## BEGIN Data excerpt
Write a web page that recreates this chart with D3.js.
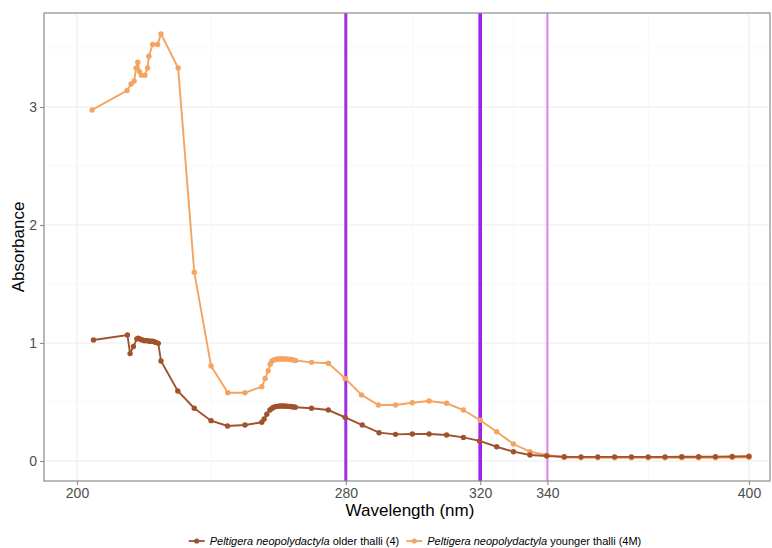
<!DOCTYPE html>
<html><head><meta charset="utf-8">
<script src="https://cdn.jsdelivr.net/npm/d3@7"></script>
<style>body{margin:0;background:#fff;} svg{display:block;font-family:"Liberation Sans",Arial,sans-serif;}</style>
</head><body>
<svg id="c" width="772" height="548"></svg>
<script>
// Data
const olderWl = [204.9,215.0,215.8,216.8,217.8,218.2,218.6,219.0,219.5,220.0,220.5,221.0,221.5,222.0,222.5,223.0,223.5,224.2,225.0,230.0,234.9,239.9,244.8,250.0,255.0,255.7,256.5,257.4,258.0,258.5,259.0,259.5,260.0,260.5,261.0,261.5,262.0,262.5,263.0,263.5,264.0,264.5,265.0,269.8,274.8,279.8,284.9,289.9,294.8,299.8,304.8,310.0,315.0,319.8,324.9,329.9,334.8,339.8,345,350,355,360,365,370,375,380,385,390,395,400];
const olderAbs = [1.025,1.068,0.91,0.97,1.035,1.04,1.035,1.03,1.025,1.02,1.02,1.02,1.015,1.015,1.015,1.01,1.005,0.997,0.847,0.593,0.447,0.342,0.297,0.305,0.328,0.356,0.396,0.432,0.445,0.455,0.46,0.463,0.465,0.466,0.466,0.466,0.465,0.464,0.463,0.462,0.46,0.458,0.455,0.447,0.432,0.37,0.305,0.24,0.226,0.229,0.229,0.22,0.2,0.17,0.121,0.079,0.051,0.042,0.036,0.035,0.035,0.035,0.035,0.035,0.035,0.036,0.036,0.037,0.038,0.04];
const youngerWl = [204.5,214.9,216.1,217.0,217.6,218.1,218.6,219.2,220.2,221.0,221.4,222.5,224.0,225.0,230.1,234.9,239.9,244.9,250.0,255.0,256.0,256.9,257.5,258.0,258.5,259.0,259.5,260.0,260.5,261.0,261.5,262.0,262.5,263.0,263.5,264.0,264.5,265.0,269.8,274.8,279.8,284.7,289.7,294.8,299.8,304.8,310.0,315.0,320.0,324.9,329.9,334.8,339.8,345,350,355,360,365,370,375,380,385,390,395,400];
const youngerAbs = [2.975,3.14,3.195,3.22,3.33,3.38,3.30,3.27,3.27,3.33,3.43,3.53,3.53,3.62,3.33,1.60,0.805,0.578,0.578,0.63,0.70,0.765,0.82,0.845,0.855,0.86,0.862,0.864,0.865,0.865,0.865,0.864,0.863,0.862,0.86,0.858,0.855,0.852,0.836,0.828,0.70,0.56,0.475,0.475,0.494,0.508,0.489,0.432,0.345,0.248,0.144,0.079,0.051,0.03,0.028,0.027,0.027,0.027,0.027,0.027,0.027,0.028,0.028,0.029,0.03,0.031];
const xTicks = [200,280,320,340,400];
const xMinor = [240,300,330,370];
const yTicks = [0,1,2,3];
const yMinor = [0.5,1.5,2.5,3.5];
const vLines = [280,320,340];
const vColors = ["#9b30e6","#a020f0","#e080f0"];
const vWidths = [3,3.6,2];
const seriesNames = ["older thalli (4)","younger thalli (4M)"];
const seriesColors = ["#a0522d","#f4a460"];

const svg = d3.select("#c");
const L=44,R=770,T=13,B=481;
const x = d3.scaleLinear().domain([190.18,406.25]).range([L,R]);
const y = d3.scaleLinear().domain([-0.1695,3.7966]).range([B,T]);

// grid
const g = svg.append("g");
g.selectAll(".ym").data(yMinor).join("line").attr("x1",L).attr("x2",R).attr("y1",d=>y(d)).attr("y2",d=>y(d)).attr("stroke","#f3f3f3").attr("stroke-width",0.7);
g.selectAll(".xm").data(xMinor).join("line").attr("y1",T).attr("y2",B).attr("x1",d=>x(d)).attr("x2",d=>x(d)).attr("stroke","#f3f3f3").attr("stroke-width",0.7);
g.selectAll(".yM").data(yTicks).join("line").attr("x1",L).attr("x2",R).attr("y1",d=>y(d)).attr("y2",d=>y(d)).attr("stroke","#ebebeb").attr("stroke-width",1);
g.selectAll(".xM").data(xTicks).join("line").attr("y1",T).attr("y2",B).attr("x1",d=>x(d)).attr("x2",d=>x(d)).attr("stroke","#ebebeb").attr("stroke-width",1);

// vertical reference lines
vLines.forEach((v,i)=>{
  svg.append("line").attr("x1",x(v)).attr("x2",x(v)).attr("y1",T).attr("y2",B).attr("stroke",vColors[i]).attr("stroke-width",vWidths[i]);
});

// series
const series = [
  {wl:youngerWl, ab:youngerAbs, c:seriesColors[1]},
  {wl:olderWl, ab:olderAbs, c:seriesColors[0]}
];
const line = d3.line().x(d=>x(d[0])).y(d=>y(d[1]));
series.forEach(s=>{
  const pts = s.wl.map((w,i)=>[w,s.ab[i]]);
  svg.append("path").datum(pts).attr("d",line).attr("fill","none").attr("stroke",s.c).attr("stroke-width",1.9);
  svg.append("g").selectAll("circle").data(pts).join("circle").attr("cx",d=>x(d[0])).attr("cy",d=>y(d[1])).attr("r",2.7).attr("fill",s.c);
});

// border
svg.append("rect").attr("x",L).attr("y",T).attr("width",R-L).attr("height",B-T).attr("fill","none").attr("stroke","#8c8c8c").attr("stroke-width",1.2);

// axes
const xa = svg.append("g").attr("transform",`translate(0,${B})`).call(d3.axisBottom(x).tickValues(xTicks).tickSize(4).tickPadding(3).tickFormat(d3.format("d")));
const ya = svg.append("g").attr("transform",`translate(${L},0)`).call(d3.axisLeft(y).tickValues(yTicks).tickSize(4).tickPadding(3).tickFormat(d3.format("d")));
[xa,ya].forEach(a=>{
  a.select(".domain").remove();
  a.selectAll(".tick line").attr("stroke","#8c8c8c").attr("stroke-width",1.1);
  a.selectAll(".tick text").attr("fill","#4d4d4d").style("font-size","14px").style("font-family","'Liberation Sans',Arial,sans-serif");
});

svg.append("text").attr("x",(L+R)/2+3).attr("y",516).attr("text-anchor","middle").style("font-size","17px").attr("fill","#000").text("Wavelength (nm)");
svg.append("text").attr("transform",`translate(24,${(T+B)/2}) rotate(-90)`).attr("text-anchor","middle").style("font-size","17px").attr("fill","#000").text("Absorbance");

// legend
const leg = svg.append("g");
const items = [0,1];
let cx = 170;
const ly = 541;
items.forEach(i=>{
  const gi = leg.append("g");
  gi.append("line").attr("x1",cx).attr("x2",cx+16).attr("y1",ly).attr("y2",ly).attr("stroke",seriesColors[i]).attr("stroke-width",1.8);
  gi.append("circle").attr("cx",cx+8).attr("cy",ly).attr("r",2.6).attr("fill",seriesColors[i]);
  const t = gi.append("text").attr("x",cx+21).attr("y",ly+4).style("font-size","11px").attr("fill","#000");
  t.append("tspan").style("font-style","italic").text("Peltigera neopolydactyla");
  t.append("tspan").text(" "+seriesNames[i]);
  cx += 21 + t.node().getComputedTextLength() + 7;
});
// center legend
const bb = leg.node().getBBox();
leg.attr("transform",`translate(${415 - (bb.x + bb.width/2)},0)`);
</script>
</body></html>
## END Data excerpt
*Written problem:*
Repeat the full listing above exactly, with no pictures in the copy.

*Task solution:*
Write a web page that recreates this chart with D3.js.
<!DOCTYPE html>
<html><head><meta charset="utf-8">
<script src="https://cdn.jsdelivr.net/npm/d3@7"></script>
<style>body{margin:0;background:#fff;} svg{display:block;font-family:"Liberation Sans",Arial,sans-serif;}</style>
</head><body>
<svg id="c" width="772" height="548"></svg>
<script>
// Data
const olderWl = [204.9,215.0,215.8,216.8,217.8,218.2,218.6,219.0,219.5,220.0,220.5,221.0,221.5,222.0,222.5,223.0,223.5,224.2,225.0,230.0,234.9,239.9,244.8,250.0,255.0,255.7,256.5,257.4,258.0,258.5,259.0,259.5,260.0,260.5,261.0,261.5,262.0,262.5,263.0,263.5,264.0,264.5,265.0,269.8,274.8,279.8,284.9,289.9,294.8,299.8,304.8,310.0,315.0,319.8,324.9,329.9,334.8,339.8,345,350,355,360,365,370,375,380,385,390,395,400];
const olderAbs = [1.025,1.068,0.91,0.97,1.035,1.04,1.035,1.03,1.025,1.02,1.02,1.02,1.015,1.015,1.015,1.01,1.005,0.997,0.847,0.593,0.447,0.342,0.297,0.305,0.328,0.356,0.396,0.432,0.445,0.455,0.46,0.463,0.465,0.466,0.466,0.466,0.465,0.464,0.463,0.462,0.46,0.458,0.455,0.447,0.432,0.37,0.305,0.24,0.226,0.229,0.229,0.22,0.2,0.17,0.121,0.079,0.051,0.042,0.036,0.035,0.035,0.035,0.035,0.035,0.035,0.036,0.036,0.037,0.038,0.04];
const youngerWl = [204.5,214.9,216.1,217.0,217.6,218.1,218.6,219.2,220.2,221.0,221.4,222.5,224.0,225.0,230.1,234.9,239.9,244.9,250.0,255.0,256.0,256.9,257.5,258.0,258.5,259.0,259.5,260.0,260.5,261.0,261.5,262.0,262.5,263.0,263.5,264.0,264.5,265.0,269.8,274.8,279.8,284.7,289.7,294.8,299.8,304.8,310.0,315.0,320.0,324.9,329.9,334.8,339.8,345,350,355,360,365,370,375,380,385,390,395,400];
const youngerAbs = [2.975,3.14,3.195,3.22,3.33,3.38,3.30,3.27,3.27,3.33,3.43,3.53,3.53,3.62,3.33,1.60,0.805,0.578,0.578,0.63,0.70,0.765,0.82,0.845,0.855,0.86,0.862,0.864,0.865,0.865,0.865,0.864,0.863,0.862,0.86,0.858,0.855,0.852,0.836,0.828,0.70,0.56,0.475,0.475,0.494,0.508,0.489,0.432,0.345,0.248,0.144,0.079,0.051,0.03,0.028,0.027,0.027,0.027,0.027,0.027,0.027,0.028,0.028,0.029,0.03,0.031];
const xTicks = [200,280,320,340,400];
const xMinor = [240,300,330,370];
const yTicks = [0,1,2,3];
const yMinor = [0.5,1.5,2.5,3.5];
const vLines = [280,320,340];
const vColors = ["#9b30e6","#a020f0","#e080f0"];
const vWidths = [3,3.6,2];
const seriesNames = ["older thalli (4)","younger thalli (4M)"];
const seriesColors = ["#a0522d","#f4a460"];

const svg = d3.select("#c");
const L=44,R=770,T=13,B=481;
const x = d3.scaleLinear().domain([190.18,406.25]).range([L,R]);
const y = d3.scaleLinear().domain([-0.1695,3.7966]).range([B,T]);

// grid
const g = svg.append("g");
g.selectAll(".ym").data(yMinor).join("line").attr("x1",L).attr("x2",R).attr("y1",d=>y(d)).attr("y2",d=>y(d)).attr("stroke","#f3f3f3").attr("stroke-width",0.7);
g.selectAll(".xm").data(xMinor).join("line").attr("y1",T).attr("y2",B).attr("x1",d=>x(d)).attr("x2",d=>x(d)).attr("stroke","#f3f3f3").attr("stroke-width",0.7);
g.selectAll(".yM").data(yTicks).join("line").attr("x1",L).attr("x2",R).attr("y1",d=>y(d)).attr("y2",d=>y(d)).attr("stroke","#ebebeb").attr("stroke-width",1);
g.selectAll(".xM").data(xTicks).join("line").attr("y1",T).attr("y2",B).attr("x1",d=>x(d)).attr("x2",d=>x(d)).attr("stroke","#ebebeb").attr("stroke-width",1);

// vertical reference lines
vLines.forEach((v,i)=>{
  svg.append("line").attr("x1",x(v)).attr("x2",x(v)).attr("y1",T).attr("y2",B).attr("stroke",vColors[i]).attr("stroke-width",vWidths[i]);
});

// series
const series = [
  {wl:youngerWl, ab:youngerAbs, c:seriesColors[1]},
  {wl:olderWl, ab:olderAbs, c:seriesColors[0]}
];
const line = d3.line().x(d=>x(d[0])).y(d=>y(d[1]));
series.forEach(s=>{
  const pts = s.wl.map((w,i)=>[w,s.ab[i]]);
  svg.append("path").datum(pts).attr("d",line).attr("fill","none").attr("stroke",s.c).attr("stroke-width",1.9);
  svg.append("g").selectAll("circle").data(pts).join("circle").attr("cx",d=>x(d[0])).attr("cy",d=>y(d[1])).attr("r",2.7).attr("fill",s.c);
});

// border
svg.append("rect").attr("x",L).attr("y",T).attr("width",R-L).attr("height",B-T).attr("fill","none").attr("stroke","#8c8c8c").attr("stroke-width",1.2);

// axes
const xa = svg.append("g").attr("transform",`translate(0,${B})`).call(d3.axisBottom(x).tickValues(xTicks).tickSize(4).tickPadding(3).tickFormat(d3.format("d")));
const ya = svg.append("g").attr("transform",`translate(${L},0)`).call(d3.axisLeft(y).tickValues(yTicks).tickSize(4).tickPadding(3).tickFormat(d3.format("d")));
[xa,ya].forEach(a=>{
  a.select(".domain").remove();
  a.selectAll(".tick line").attr("stroke","#8c8c8c").attr("stroke-width",1.1);
  a.selectAll(".tick text").attr("fill","#4d4d4d").style("font-size","14px").style("font-family","'Liberation Sans',Arial,sans-serif");
});

svg.append("text").attr("x",(L+R)/2+3).attr("y",516).attr("text-anchor","middle").style("font-size","17px").attr("fill","#000").text("Wavelength (nm)");
svg.append("text").attr("transform",`translate(24,${(T+B)/2}) rotate(-90)`).attr("text-anchor","middle").style("font-size","17px").attr("fill","#000").text("Absorbance");

// legend
const leg = svg.append("g");
const items = [0,1];
let cx = 170;
const ly = 541;
items.forEach(i=>{
  const gi = leg.append("g");
  gi.append("line").attr("x1",cx).attr("x2",cx+16).attr("y1",ly).attr("y2",ly).attr("stroke",seriesColors[i]).attr("stroke-width",1.8);
  gi.append("circle").attr("cx",cx+8).attr("cy",ly).attr("r",2.6).attr("fill",seriesColors[i]);
  const t = gi.append("text").attr("x",cx+21).attr("y",ly+4).style("font-size","11px").attr("fill","#000");
  t.append("tspan").style("font-style","italic").text("Peltigera neopolydactyla");
  t.append("tspan").text(" "+seriesNames[i]);
  cx += 21 + t.node().getComputedTextLength() + 7;
});
// center legend
const bb = leg.node().getBBox();
leg.attr("transform",`translate(${415 - (bb.x + bb.width/2)},0)`);
</script>
</body></html>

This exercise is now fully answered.